To accomplish these goals, this division 3 includes several linked projects over the past two years: writing, program development in higher education, and teaching.
The most significant piece of writing I am producing is the story of my development of my educational ideas. This particular writing is important because it serves as a tool for communication. But it also helps me to develop self-awareness of my own personal psychology and experience -- something not ordinarily included in teacher training, but which I believe is absolutely critical. This writing also includes a section that is dealing explicitly with some of the ideas and thinkers who have influenced me and some of my own ideas. This writing will be completed by November 20, and the final version distributed to committee members by December 2.
Some of the background of my current work was my Social Science divisional project, "Johnston College, Johnston Center, and a Context for Hampshire College." This was a project based on my impression that Hampshire was discussing serious institutional reforms based solely on the personal impression of some faculty. In response, I studied another alternative college for one month and wrote an extensive report detailing Johnston's history, philosophy, and practice. The experience was so fruitful, both as research and as education, that I began work developing the Alternative Higher Education Network to help other students do similar work. I also began discussing my ideas for a new program at Hampshire, which has developed into the Experimental Program in Education and Community (EPEC).
In the academic year 1995-1996, I was on leave. In the fall, I organized a class advertised as a "Student-Led Egalitarian Education Class". Together with several other students from the class, I organized the first conference of the Alternative Higher Education Network at Hampshire in January, 1996. During this year of leave, I visited about a dozen schools (elementary through college), confirming that teaching was the direction I wanted to go in my life.
In the spring of 1996, I worked with a group of about 20 students to build student, faculty, and administrative support for EPEC. Through the spring and summer, I was engaged both in my writing, and in working on administrative details of EPEC, including official recognition of the student-led courses. For the month of July, I also worked full-time in a program for middle-school children in the Springfield, MA public schools, as a teaching intern in science and art. In August, I was working almost full time on publicity and further administrative details of EPEC, while also preparing for the courses I planned to teach in the fall.
I began the final semester of my division 3, fall 1996, by giving a speech to Hampshire's entering class, as well as by designing an experimental orientation group that turned into one of the courses I am now teaching.
In this final semester of my division 3, I am completing my writing projects, sponsoring several EPEC classes, and directing EPEC (including coordinating meetings and community meals, helping clarify the roles of course sponsors and participants, and introducing the program to different parts of the Hampshire Community). In early November, I will be traveling to New College in Sarasota, Florida, to speak about AHEN, EPEC, and Hampshire College; in January, I will be attending the second annual AHEN conference, hosted by the Johnston Center in Redlands, California.
Directing EPEC and teaching several courses is in a sense a case-study, not only of my educational ideas, but of the compromises that must be made whenever theory meets reality.
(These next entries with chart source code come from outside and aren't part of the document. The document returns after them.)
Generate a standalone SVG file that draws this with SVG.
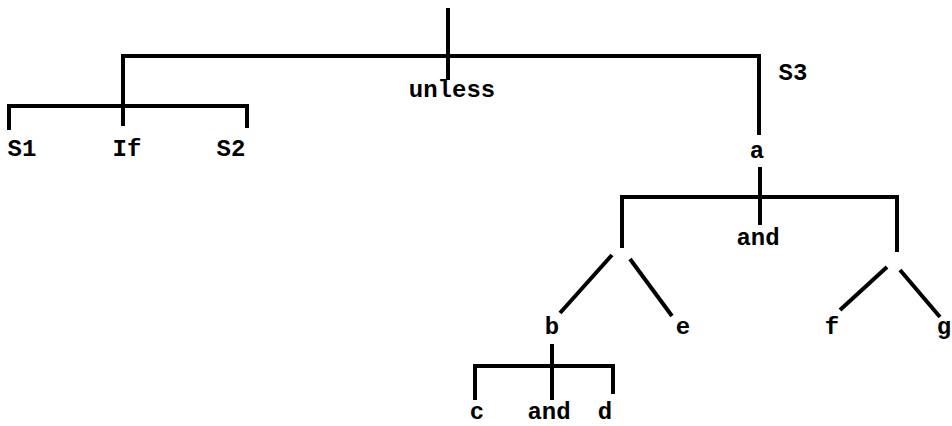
<svg xmlns="http://www.w3.org/2000/svg" width="952" height="426" viewBox="0 0 952 426">
<style>
.e{stroke:#000;stroke-width:4;fill:none;stroke-linecap:butt;stroke-linejoin:miter}
.t{font-family:"Liberation Mono","DejaVu Sans Mono",monospace;font-weight:bold;font-size:24px;fill:#000;text-anchor:middle}
</style>
<rect width="952" height="426" fill="#fff"/>
<g id="connectors">
<path class="e" d="M448 8V80"/>
<path class="e" d="M123 126V56H759V135"/>
<path class="e" d="M9 130V106H247V128"/>
<path class="e" d="M760 167V225"/>
<path class="e" d="M622 248V197H897V252"/>
<path class="e" d="M612 255L560 313"/>
<path class="e" d="M630 259L672 316"/>
<path class="e" d="M887 267L840 310"/>
<path class="e" d="M900 270L940 317"/>
<path class="e" d="M552 344V400"/>
<path class="e" d="M475 400V366H613V394"/>
</g>
<g id="n-S1"><text class="t" x="22" y="156">S1</text></g>
<g id="n-If"><text class="t" x="127" y="156">If</text></g>
<g id="n-S2"><text class="t" x="231" y="156">S2</text></g>
<g id="n-unless"><text class="t" x="452" y="97">unless</text></g>
<g id="n-S3"><text class="t" x="793" y="80">S3</text></g>
<g id="n-a"><text class="t" x="757" y="158">a</text></g>
<g id="n-and1"><text class="t" x="758" y="245">and</text></g>
<g id="n-b"><text class="t" x="552" y="334">b</text></g>
<g id="n-e"><text class="t" x="683" y="334">e</text></g>
<g id="n-f"><text class="t" x="832" y="334">f</text></g>
<g id="n-g"><text class="t" x="944" y="334">g</text></g>
<g id="n-c"><text class="t" x="477" y="419">c</text></g>
<g id="n-and2"><text class="t" x="549" y="419">and</text></g>
<g id="n-d"><text class="t" x="605" y="419">d</text></g>
</svg>
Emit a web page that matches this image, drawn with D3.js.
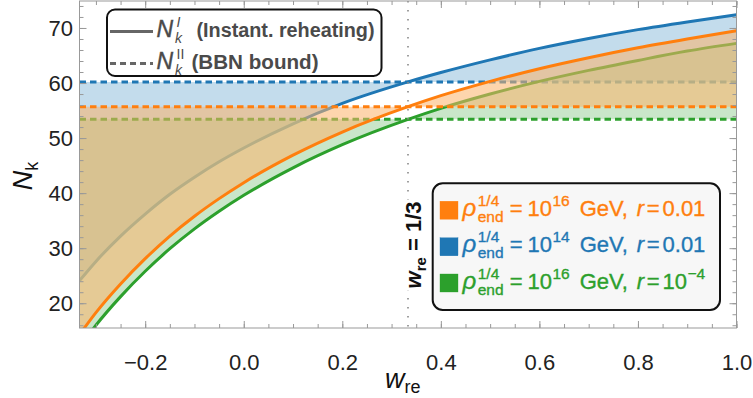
<!DOCTYPE html>
<html>
<head>
<meta charset="utf-8">
<script src="https://cdn.jsdelivr.net/npm/d3@7"></script>
<style>
  body { margin: 0; background: #fff; }
  svg { display: block; font-family: "Liberation Sans", Arial, sans-serif; }
</style>
</head>
<body>
<div id="chart"></div>
<script>
// equation of state during reheating (sample points)
var wre = [-0.3333, -0.3, -0.25, -0.2, -0.15, -0.1, -0.05, 0.0, 0.1, 0.2, 0.3333, 0.4, 0.5, 0.6, 0.7, 0.8, 0.9, 1.0];
// N_k^I (instant reheating) for each parameter set
var nkBlue   = [24.1, 27.6, 32.2, 36.2, 39.8, 42.9, 45.7, 48.2, 52.6, 56.3, 60.2, 61.9, 64.2, 66.3, 68.1, 69.7, 71.1, 72.4];
var nkOrange = [14.3, 18.3, 23.5, 28.1, 32.2, 35.8, 39.0, 41.9, 46.9, 51.1, 55.7, 57.7, 60.3, 62.6, 64.6, 66.4, 68.0, 69.5];
var nkGreen  = [12.0, 16.0, 21.2, 25.8, 29.9, 33.5, 36.7, 39.6, 44.6, 48.8, 53.4, 55.4, 58.0, 60.3, 62.3, 64.1, 65.8, 67.2];
// N_k^II (BBN bound), constant in w_re
var bbnBlue = 60.2, bbnOrange = 55.7, bbnGreen = 53.4;

var xTicks = [-0.2, 0.0, 0.2, 0.4, 0.6, 0.8, 1.0];
var yTicks = [20, 30, 40, 50, 60, 70];
var wMarker = 1 / 3;

var width = 753, height = 398;
var margin = { top: 1, right: 16.5, bottom: 70, left: 79.5 };

var x = d3.scaleLinear().domain([-1 / 3, 1]).range([margin.left, width - margin.right]);
var y = d3.scaleLinear().domain([15.5, 74.9]).range([height - margin.bottom, margin.top]);

var svg = d3.select("#chart").append("svg")
  .attr("width", width)
  .attr("height", height);

svg.append("clipPath").attr("id", "plot-clip")
  .append("rect")
  .attr("x", margin.left).attr("y", margin.top)
  .attr("width", width - margin.left - margin.right)
  .attr("height", height - margin.top - margin.bottom);

var plot = svg.append("g").attr("clip-path", "url(#plot-clip)");

// drawn in this order so the orange band lies over the others
var series = [
  { nk: nkBlue,   bbn: bbnBlue,   line: "#1f77b4", fill: "rgb(146,191,220)" },
  { nk: nkGreen,  bbn: bbnGreen,  line: "#2ca02c", fill: "rgb(156,209,156)" },
  { nk: nkOrange, bbn: bbnOrange, line: "#ff7f0e", fill: "rgb(252,178,106)" }
];

var curve = d3.line()
  .x(function (d) { return x(d.w); })
  .y(function (d) { return y(d.n); })
  .curve(d3.curveMonotoneX);

series.forEach(function (s) {
  var pts = wre.map(function (w, i) { return { w: w, n: s.nk[i] }; });

  var band = d3.area()
    .x(function (d) { return x(d.w); })
    .y0(y(s.bbn))
    .y1(function (d) { return y(d.n); })
    .curve(d3.curveMonotoneX);

  plot.append("path")
    .attr("d", band(pts))
    .attr("fill", s.fill)
    .attr("fill-opacity", 0.55);

  plot.append("path")
    .attr("d", curve([{ w: -1 / 3, n: s.bbn }, { w: 1, n: s.bbn }]))
    .attr("fill", "none")
    .attr("stroke", s.line)
    .attr("stroke-width", 3)
    .attr("stroke-dasharray", "6.5,4");

  plot.append("path")
    .attr("d", curve(pts))
    .attr("fill", "none")
    .attr("stroke", s.line)
    .attr("stroke-width", 3);
});

// dotted marker at w_re = 1/3
plot.append("line")
  .attr("x1", x(wMarker)).attr("x2", x(wMarker))
  .attr("y1", margin.top).attr("y2", height - margin.bottom)
  .attr("stroke", "#888")
  .attr("stroke-width", 1.6)
  .attr("stroke-dasharray", "1.6,7.4");

var markLabel = svg.append("g")
  .attr("transform", "translate(" + (x(wMarker) + 13) + ",245) rotate(-90)");
var markBg = markLabel.append("rect").attr("fill", "#fff");
var markText = markLabel.append("text")
  .attr("text-anchor", "middle")
  .style("font-weight", "bold")
  .style("font-size", "22px")
  .attr("fill", "#111");
markText.append("tspan").style("font-style", "italic").text("w");
markText.append("tspan").attr("dy", 5).style("font-size", "15px").text("re");
markText.append("tspan").attr("dy", -5).text(" = 1/3");
var mb = markText.node().getBBox();
markBg.attr("x", mb.x - 2).attr("y", mb.y + 2).attr("width", mb.width + 4).attr("height", mb.height - 2);

// frame with inward ticks on all sides
var xMinor = d3.range(-0.3, 1.001, 0.05);
var yMinor = d3.range(16, 75, 2);

function styleAxis(g) {
  g.select(".domain").remove();
  g.selectAll(".tick line").attr("stroke", "#999");
  g.selectAll(".tick text")
    .attr("fill", "#222")
    .style("font-size", "22px")
    .style("font-family", "\"Liberation Sans\", Arial, sans-serif");
}

var bottomY = height - margin.bottom, rightX = width - margin.right;

svg.append("g").attr("transform", "translate(0," + bottomY + ")")
  .call(d3.axisBottom(x).tickValues(xMinor).tickSize(-4).tickFormat("")).call(styleAxis);
svg.append("g").attr("transform", "translate(0," + bottomY + ")")
  .call(d3.axisBottom(x).tickValues(xTicks).tickSize(-7).tickPadding(26).tickFormat(d3.format(".1f")))
  .call(styleAxis);
svg.append("g").attr("transform", "translate(0," + margin.top + ")")
  .call(d3.axisTop(x).tickValues(xMinor).tickSize(-4).tickFormat("")).call(styleAxis);
svg.append("g").attr("transform", "translate(0," + margin.top + ")")
  .call(d3.axisTop(x).tickValues(xTicks).tickSize(-7).tickFormat("")).call(styleAxis);

svg.append("g").attr("transform", "translate(" + margin.left + ",0)")
  .call(d3.axisLeft(y).tickValues(yMinor).tickSize(-4).tickFormat("")).call(styleAxis);
svg.append("g").attr("transform", "translate(" + margin.left + ",0)")
  .call(d3.axisLeft(y).tickValues(yTicks).tickSize(-7).tickPadding(6.5).tickFormat(d3.format("d")))
  .call(styleAxis);
svg.append("g").attr("transform", "translate(" + rightX + ",0)")
  .call(d3.axisRight(y).tickValues(yMinor).tickSize(-4).tickFormat("")).call(styleAxis);
svg.append("g").attr("transform", "translate(" + rightX + ",0)")
  .call(d3.axisRight(y).tickValues(yTicks).tickSize(-7).tickFormat("")).call(styleAxis);

svg.append("rect")
  .attr("x", margin.left).attr("y", margin.top)
  .attr("width", rightX - margin.left)
  .attr("height", bottomY - margin.top)
  .attr("fill", "none")
  .attr("stroke", "#999");

// axis labels
var xLab = svg.append("text").attr("x", 385).attr("y", 388).attr("fill", "#111").style("font-size", "27px");
xLab.append("tspan").style("font-style", "italic").text("w");
xLab.append("tspan").attr("dy", 5).style("font-size", "18px").text("re");

var yLab = svg.append("text")
  .attr("transform", "translate(32,176) rotate(-90)")
  .attr("text-anchor", "middle")
  .attr("fill", "#111")
  .style("font-size", "27px");
yLab.append("tspan").style("font-style", "italic").text("N");
yLab.append("tspan").attr("dy", 6).style("font-size", "18px").text("k");

// legend: line styles
var leg1 = svg.append("g");
leg1.append("rect")
  .attr("x", 107).attr("y", 9.5).attr("width", 274.5).attr("height", 66.5).attr("rx", 8)
  .attr("fill", "#fff").attr("stroke", "#111").attr("stroke-width", 2);

var styleRows = [
  { y: 36.5, sup: "I", supItalic: true, note: "(Instant. reheating)", noteX: 196.5, noteW: 178, dash: null },
  { y: 68.5, sup: "II", supItalic: false, note: "(BBN bound)", noteX: 191.5, noteW: 127, dash: "6,4" }
];
styleRows.forEach(function (r) {
  leg1.append("line")
    .attr("x1", 110).attr("x2", 153)
    .attr("y1", r.y - 5).attr("y2", r.y - 5)
    .attr("stroke", "#666").attr("stroke-width", 3)
    .attr("stroke-dasharray", r.dash);
  leg1.append("text").attr("x", 156.5).attr("y", r.y)
    .attr("fill", "#4a4a4a").attr("stroke", "#4a4a4a").attr("stroke-width", 0.4)
    .style("font-size", "23px").style("font-style", "italic").text("N");
  leg1.append("text").attr("x", 176.5).attr("y", r.y - 9.5)
    .attr("fill", "#4a4a4a").style("font-size", "14px")
    .style("font-style", r.supItalic ? "italic" : "normal").text(r.sup);
  leg1.append("text").attr("x", 175).attr("y", r.y + 6)
    .attr("fill", "#4a4a4a").style("font-size", "14px").style("font-style", "italic").text("k");
  leg1.append("text").attr("x", r.noteX).attr("y", r.y)
    .attr("fill", "#4a4a4a").style("font-size", "20px").style("font-weight", "bold")
    .attr("textLength", r.noteW).attr("lengthAdjust", "spacingAndGlyphs")
    .text(r.note);
});

// legend: parameter sets
var leg2 = svg.append("g");
leg2.append("rect")
  .attr("x", 432.7).attr("y", 183.3).attr("width", 287.3).attr("height", 126.7).attr("rx", 10)
  .attr("fill", "#f7f7f7").attr("stroke", "#111").attr("stroke-width", 2);

var legendColors = ["#ff7f0e", "#1f77b4", "#2ca02c"];
var legendExp = ["16", "14", "16"];
var legendR = [["0.01", null], ["0.01", null], ["10", "\u22124"]];
var legendBase = [215.7, 252.3, 288.5];

legendColors.forEach(function (c, i) {
  var b = legendBase[i];
  var row = leg2.append("g").attr("fill", c).attr("stroke", c).attr("stroke-width", 0.35);
  row.append("rect").attr("x", 440).attr("y", b - 14.5).attr("width", 18).attr("height", 18);
  // place a piece and return its right edge
  function piece(px, py, t, size, italic) {
    var node = row.append("text").attr("x", px).attr("y", py)
      .style("font-size", size + "px")
      .style("font-style", italic ? "italic" : "normal")
      .text(t).node();
    return px + node.getComputedTextLength();
  }
  var cx = piece(462.5, b, "\u03c1", 24, true);
  var e1 = piece(cx + 1.5, b - 10, "1/4", 15.5, false);
  var e2 = piece(cx + 1.5, b + 6, "end", 15.5, false);
  cx = Math.max(e1, e2) + 6;
  cx = piece(cx, b, "=", 22, false) + 5;
  cx = piece(cx, b, "10", 22, false) + 0.5;
  cx = piece(cx, b - 10, legendExp[i], 15.5, false) + 10;
  cx = piece(cx, b, "GeV,", 22, false) + 9;
  cx = piece(cx, b, "r", 22, true) + 2.5;
  cx = piece(cx, b, "=", 22, false) + 3;
  cx = piece(cx, b, legendR[i][0], 22, false) + 0.5;
  if (legendR[i][1]) piece(cx, b - 10, legendR[i][1], 15.5, false);
});
</script>
</body>
</html>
EPEC includes real contact with real students, administrators, trustees, and faculty; EPEC includes publicity work, public speaking, and explanatory writing, to help EPEC participants. This fall, I am teaching one official course in the school of Natural Science at Hampshire, Applied Sustainable Agriculture. I am also acting as a sponsor (resource) for three EPEC classes: "Hampshire Assessment Squad," "Building the New Society: Intentional Communities and Alternative Schools", and "Prince Charming, the Dream Girl, and Other Dreamy Archetypes: A Workshop on Bringing the Unconscious into Consciousness." Teaching Applied Sustainable Agriculture is my official advanced educational activity, and the contract for that class is appended to this division 3 contract. By January 6, 1997, I will write an additional short reflection based on these applications of theory to reality.
I would like my evaluation committee to write my evaluation to demonstrate to prospective employers and graduate schools the level of ability I have demonstrated in the each of the roles I am working on in my division 3 -- writer, reformer, and teacher -- as well as thinker, which serves as a grounding for each of the other roles. I would like, together with my committee, to fully develop an evaluation strategy so that we can assess this ability level. This will inevitably include the impressions of a variety of readers of my writing, as well as some evaluation of my work developing and teaching in EPEC.